Prudential failed to ensure documents used by call handlers was appropriate and did not monitor calls with customers properly.
The FCA said there was a “significant risk” that call handlers would fail to mention the open market option or make statements during calls which could discourage a customer from shopping around for a better deal.
Mark Steward, executive director of enforcement and market oversight at the FCA, said: “Prudential failed to treat some of its customers, who could have secured a better deal on the open market, fairly.
“These are very serious breaches that caused harm to those customers.
“Prudential is now rightly focused on redress and today’s financial penalty reinforces the cardinal obligation of fairness that firms owe to customers.”
The FCA said customers need accurate information when choosing an annuity, because it is a complex financial product and can affect the customer, and their dependants, for life.
This is especially so for non-advised sales, where the customer selects the annuity based on factual information and does not receive financial advice.
People with conditions which may shorten their lifespan may be eligible for enhanced annuities, which tend to have better rates.
The regulator said firms need to provide clear, fair and not misleading information about enhanced annuities to help the customer make an informed decision about which product to buy.

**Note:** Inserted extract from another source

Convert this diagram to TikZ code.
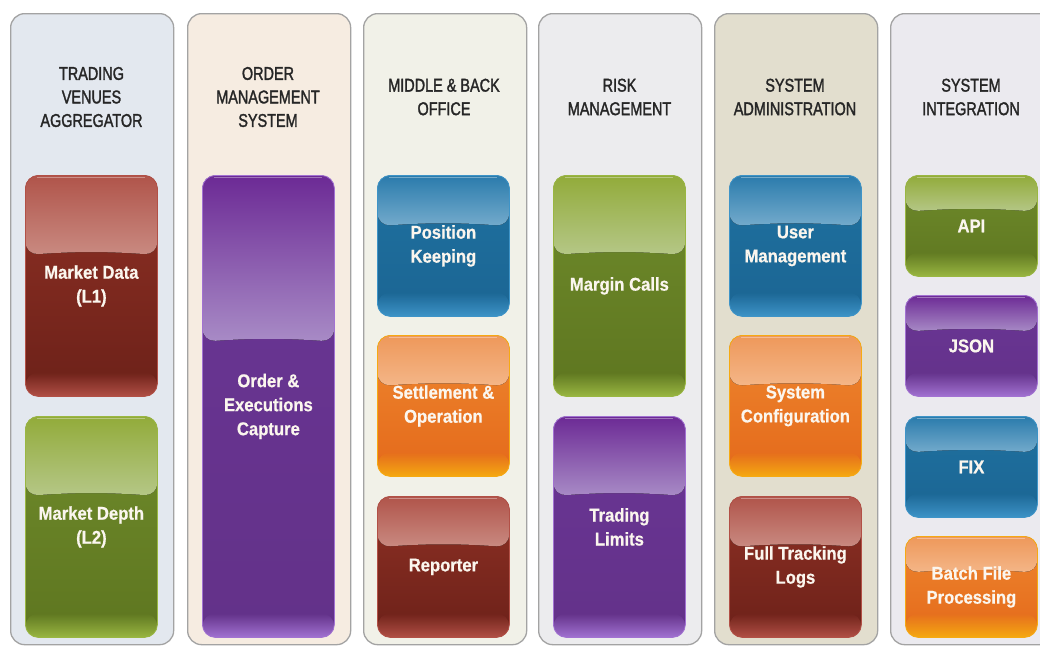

Prudential did not dispute the FCA’s findings and it qualified for a 30% discount.
Were it not for the discount the FCA would have imposed a fine of £34,107,200.
A statement from Prudential said: “We are deeply sorry for the historic failings in our non-advised annuity business and any detriment this has caused our customers.
“We are working hard to put this right and are on schedule to offer redress to the vast majority of affected customers by the end of October this year.
“Our systems and controls have been significantly strengthened in the past two years through a substantial investment in our business.
“Prudential no longer sells non-advised annuities to most of its customers, following a decision in February 2017 to refer customers to a panel of external providers rather than writing new annuity business.”